Poor old Bentley Bear. There he was, wandering about the wood in a complete daydream, when he inadvertently stumbled into the domain of the evil witch Berthilda. The hag cackled with glee at this cuddly bear's misfortune and thought of a horrible plan to mentally torture and confuse the fellow.
When he was brought before her she told him that she'd decided to give him the chance to earn his freedom. He could go free, simply by collecting all of the crystals from each of the rooms in her castle. Bentley thanked the witch and agreed to undertake the task, thinking that it would be a simple spring cleaning job. But little did the naive creature know what horrors lay in store for him...
You play poor old Bentley on his castle cleaning quest. Each room is laid out in forced perspective fashion and fills a screen. Bentley can run anywhere he likes, as long as a floor is present and walls or empty space aren't. He can also run behind objects in a room. Sometimes a room consists of several levels, each interconnected by lifts and ramps which the bear can use if he so desires.
Our hero is an athletic chap and has the ability to jump, springing across the screen in a truly olympic fashion over whatever lays below.
The floors in each of the rooms are jam-packed with crystals all of which have to be collected before Bentley is allowed to leave. To make matters worse, Berthilda's minions guard each screen, and she's deliberately forgotten to tell them not to harm Bentley - she thought it would be great sport to watch him desperately trying to collect the jewels and avoid the marauding horrors.
There are six types of horror - jewel gobblers, tree-spirits, ghosts, skeletons, mad marbles and bees - and in some of the rooms even Berthilda can't resist dropping in to pour a little more misery into Bentley's troubled life.

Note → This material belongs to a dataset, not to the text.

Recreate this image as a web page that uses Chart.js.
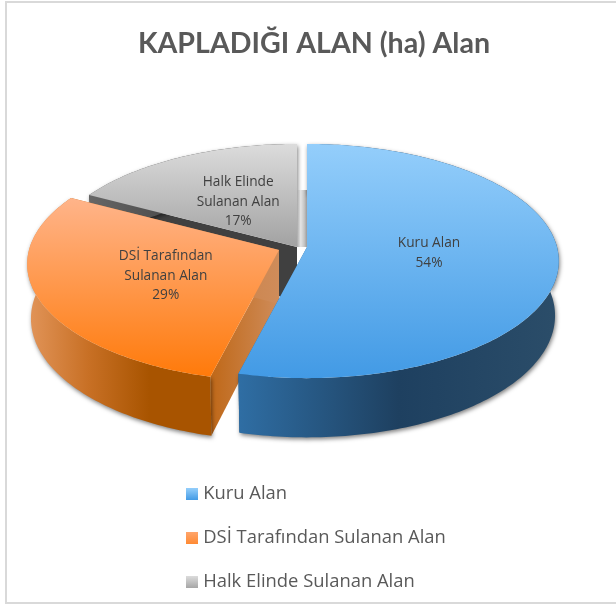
<!DOCTYPE html>
<html><head><meta charset="utf-8">
<style>html,body{margin:0;padding:0;background:#fff}canvas{display:block}</style>
<script src="https://cdn.jsdelivr.net/npm/chart.js@4"></script></head>
<body><canvas id="c" width="616" height="608"></canvas>
<script>
const TITLE = 'KAPLADIĞI ALAN (ha) Alan';
const CATEGORIES = ['Kuru Alan', 'DSİ Tarafından Sulanan Alan', 'Halk Elinde Sulanan Alan'];
const VALUES = [53.9, 29.0, 17.1];
const LABEL_LINES = [['Kuru Alan'], ['DSİ Tarafından', 'Sulanan Alan'], ['Halk Elinde', 'Sulanan Alan']];
const EXPLODE = [0, 28, 10];
const EXPLODE_Y = [0, 3, 0];
const LABEL_NUDGE = [[-3, -1], [4, 2], [2, 2]];

const TOP_STOPS = [['#94cefb', '#429ae5'], ['#ffb48a', '#ff7a0a'], ['#dcdcdc', '#a2a2a2']];
const WALL_STOPS = [['#2f6ea4', '#1e4060', '#2b4d69'], ['#e2955a', '#c87025', '#a85400', '#a85400'], ['#666', '#444', '#444']];
const CUT_STOPS = [['#2a6496', '#2a6496'], ['#bf6818', '#cf8c5a'], ['#404040', '#404040']];
const SWATCH_STOPS = [['#94cefb', '#429ae5'], ['#ffa56c', '#ff8a33'], ['#dcdcdc', '#a6a6a6']];
const STRIP_STOPS = ['#a8a8a8', '#e4e4e4', '#c4c4c4', '#8c8c8c'];

// view of the tilted pie: a perspective projection of the unit disc
const VIEW = {cx: 307, cy: 247, k: 0.12, f: 250, g: 115.4, depth: 54, baseX: 0.985, baseY: 1.04};
function project(theta, r, i, base) {
  const u = r * Math.sin(theta), v = r * Math.cos(theta), w = 1 + VIEW.k * v;
  return {
    x: VIEW.cx - EXPLODE[i] + VIEW.f * u / w * (base ? VIEW.baseX : 1),
    y: VIEW.cy + EXPLODE_Y[i] + (base ? VIEW.depth : 0) - VIEW.g * v / w * (base ? VIEW.baseY : 1)
  };
}
const DEG = Math.PI / 180;
function rim(a, b, i, base) {
  const pts = [], n = Math.max(2, Math.ceil((b - a) / DEG));
  for (let s = 0; s <= n; s++) pts.push(project(a + (b - a) * s / n, 1, i, base));
  return pts;
}
function tracePath(ctx, pts) {
  ctx.beginPath();
  pts.forEach((p, j) => j ? ctx.lineTo(p.x, p.y) : ctx.moveTo(p.x, p.y));
  ctx.closePath();
}
function sliceSpan(i) {
  const total = VALUES.reduce((s, x) => s + x, 0);
  const before = VALUES.slice(0, i).reduce((s, x) => s + x, 0);
  return [before / total * 2 * Math.PI, (before + VALUES[i]) / total * 2 * Math.PI];
}
function gradient(ctx, stops, x0, y0, x1, y1) {
  const g = ctx.createLinearGradient(x0, y0, x1, y1);
  stops.forEach((c, j) => g.addColorStop(j / (stops.length - 1), c));
  return g;
}
const canvas = document.getElementById('c');
const ctx0 = canvas.getContext('2d');
const FACE_FILLS = VALUES.map((_, i) => {
  const [a, b] = sliceSpan(i);
  const pts = rim(a, b, i, false).concat([project(0, 0, i, false)]);
  const ys = pts.map(p => p.y);
  return gradient(ctx0, TOP_STOPS[i], 0, Math.min(...ys), 0, Math.max(...ys));
});
const SWATCHES = SWATCH_STOPS.map(stops => {
  const c = document.createElement('canvas');
  c.width = 12; c.height = 12;
  const x = c.getContext('2d');
  x.fillStyle = gradient(x, stops, 0, 0, 0, 12);
  x.fillRect(0, 0, 12, 12);
  return c;
});

const pie3d = {
  id: 'pie3d',
  beforeDraw(chart) {
    const c = chart.ctx;
    c.save();
    c.strokeStyle = '#d9d9d9'; c.lineWidth = 2;
    c.strokeRect(6, 2, 640, 601);
    c.restore();
  },
  afterLayout(chart) {
    const t = chart.titleBlock;
    t.left = 0; t.right = 628; t.width = 628; t.top = 27;
    const l = chart.legend;
    const p = l.options.labels.padding;
    l.left = 190 - p; l.right = 600; l.width = l.right - l.left;
    l.top = 485 - p; l.bottom = 800; l.height = l.bottom - l.top;
  },
  beforeDatasetDraw(chart, args) {
    const c = chart.ctx, meta = args.meta;
    [2, 1, 0].forEach(i => {
      const el = meta.data[i];
      const a = el.startAngle + Math.PI / 2, b = el.endAngle + Math.PI / 2;
      const top = rim(a, b, i, false), base = rim(a, b, i, true);
      const apex = project(0, 0, i, false), apexB = project(0, 0, i, true);
      const xs = top.map(p => p.x), minX = Math.min(...xs), maxX = Math.max(...xs);

      // the two cut faces
      [[top[0], base[0]], [top[top.length - 1], base[base.length - 1]]].forEach(([tp, bp]) => {
        tracePath(c, [apex, tp, bp, apexB]);
        c.fillStyle = gradient(c, CUT_STOPS[i], Math.min(tp.x, apex.x), 0, Math.max(tp.x, apex.x) + 0.1, 0);
        c.fill();
      });

      // outer wall
      c.save();
      c.shadowColor = 'rgba(0,0,0,0.5)'; c.shadowBlur = 4; c.shadowOffsetX = 1; c.shadowOffsetY = 2;
      tracePath(c, top.concat(base.slice().reverse()));
      c.fillStyle = gradient(c, WALL_STOPS[i], minX, 0, maxX, 0);
      c.fill();
      c.restore();

      // soft shading next to the vertical cut of the grey slice
      if (i === 2) {
        c.fillStyle = gradient(c, STRIP_STOPS, apex.x, 0, apex.x + 11, 0);
        c.fillRect(apex.x, 190, 11, apex.y - 190);
      }

      // top face: the library's arc element, seen through the projected outline
      c.save();
      tracePath(c, [apex].concat(top));
      c.clip();
      const saved = [el.startAngle, el.endAngle, el.circumference, el.outerRadius];
      el.startAngle = 0; el.endAngle = 2 * Math.PI; el.circumference = 2 * Math.PI; el.outerRadius = 900;
      el.draw(c);
      [el.startAngle, el.endAngle, el.circumference, el.outerRadius] = saved;
      c.restore();
    });
    return false;
  },
  afterDatasetsDraw(chart) {
    const c = chart.ctx, meta = chart.getDatasetMeta(0);
    const total = VALUES.reduce((s, x) => s + x, 0);
    c.save();
    c.font = '13.7px "Open Sans"';
    c.fillStyle = '#404040';
    c.textAlign = 'center';
    c.textBaseline = 'middle';
    VALUES.forEach((v, i) => {
      const el = meta.data[i];
      const mid = (el.startAngle + el.endAngle) / 2 + Math.PI / 2;
      const p = project(mid, 0.5, i, false);
      const lines = LABEL_LINES[i].concat([Math.round(v / total * 100) + '%']);
      const lh = 19.5;
      lines.forEach((t, j) => c.fillText(t, p.x + LABEL_NUDGE[i][0], p.y + LABEL_NUDGE[i][1] + (j - (lines.length - 1) / 2) * lh));
    });
    c.restore();
  }
};

new Chart(canvas, {
  type: 'pie',
  data: {
    labels: CATEGORIES,
    datasets: [{data: VALUES, backgroundColor: FACE_FILLS, borderWidth: 0, offset: EXPLODE}]
  },
  options: {
    responsive: false,
    animation: false,
    events: [],
    plugins: {
      title: {display: true, text: TITLE, color: '#595959', font: {family: 'Lato', size: 28.6, weight: 'bold'}, padding: 0},
      tooltip: {enabled: false},
      legend: {
        position: 'left', align: 'start',
        labels: {
          color: '#595959', padding: 25.5, boxWidth: 4, usePointStyle: true,
          font: {family: '"Open Sans"', size: 18.4},
          generateLabels: () => CATEGORIES.map((t, i) => ({text: t, pointStyle: SWATCHES[i], index: i, lineWidth: 0, fontColor: '#595959'}))
        }
      }
    }
  },
  plugins: [pie3d]
});
</script></body></html>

Jewel gobblers trundle about the place in a random manner, eating the jewels as they go. If one of them is mid-way between eating and digesting a jewel (you'll see it stuck in its neck), then Bentley can run through it, killing it and earning himself a points bonus into the bargain. Tree spirits and mad marbles pursue the bemused bear relentlessly and cause him real trouble, especially since they can't be destroyed. Bees appear if Bentley takes too long over a screen, and they give furious chase to the hapless fellow. On most of the screens there's a honey pot which, if collected, delay the bee's appearance for a while. The rest of the meanies slowly trudge about, generally being a nuisance and blocking the way - if Bentley comes into contact with any breed of horror he loses one of his lives.
There's one reprieve - if Bentley grabs the magic hat which sits on a screen (on later levels it tends to bounce around), he becomes invincible and can travel through the minions unharmed. Another nice bonus gained by wearing the hat is that if Berthilda appears on a screen, she can be made to go away if touched by the hat wearer. The bad news is that the hat's magic powers only last for a limited period of time, after that Bentley becomes a vulnerable bear again.
When a screen is cleared of all its jewels, Bentley moves on to the next one. A bonus is given if Bentley touches the last jewel, but if a jewel gobbler eats it then the bonus is lost. There are ten levels to the game, and as in the arcade version there are four different skill settings. There are also three secret 'warps' which can be used to skip certain screens.
Oh dear. This really isn't very good despite the relative neatness of the arcade game. Somehow this conversion has been terribly messed up. None of the magic that blessed the original has been brought across at all.
Unfavourable comparisons with the arcade version aside, Crystal Castles isn't really up to budget standard, visually or audibly. The gameplay is awful as well, it bored me to tears. At £9.99, Crystal Castles is something to be avoided.
I love the arcade game, it requires a brilliant combination of technique and reflexes if you are to complete it. This conversion isn't lacking in any of those departments and plays identically to its arcade parent - you even have to use arcade tactics to complete the screens. I do think that the graphics and sound could have been a lot better though, and it's a bit of a shame that the cassette is a multi-load job. Nevertheless, every feature of the arcade original has been included in this version, and if you like the arcade game you ought to give it a go.
Crystal Castles is little more than a glorified Pac Man, only with trees that run around trying to kill you instead of ghosts. Ridiculous. Whether intentional or not, there is a very nasty glitch-type thing when you bear travels around the back of the building.
Okay, so it might be there so you know where you are but it is unpleasant, even unprofessional.
I wasn't enthralled by this for very long. It's far too repetitive.
Two player option, four skill levels, practice mode and secret warps, but the multi-load is a pain.
Garish colour schemes, chunky sprites and repetitive backdrops.
A few weak jingles and spot effects.
Simplistic gameplay gives some initial entertainment.
Little variety to provide lasting interest.
Value For Money 40%
Ten quid is a high price to pay for a glorified Pac Man.
May appeal to fans of the arcade game, but it's doubtful that it will appeal to anyone else.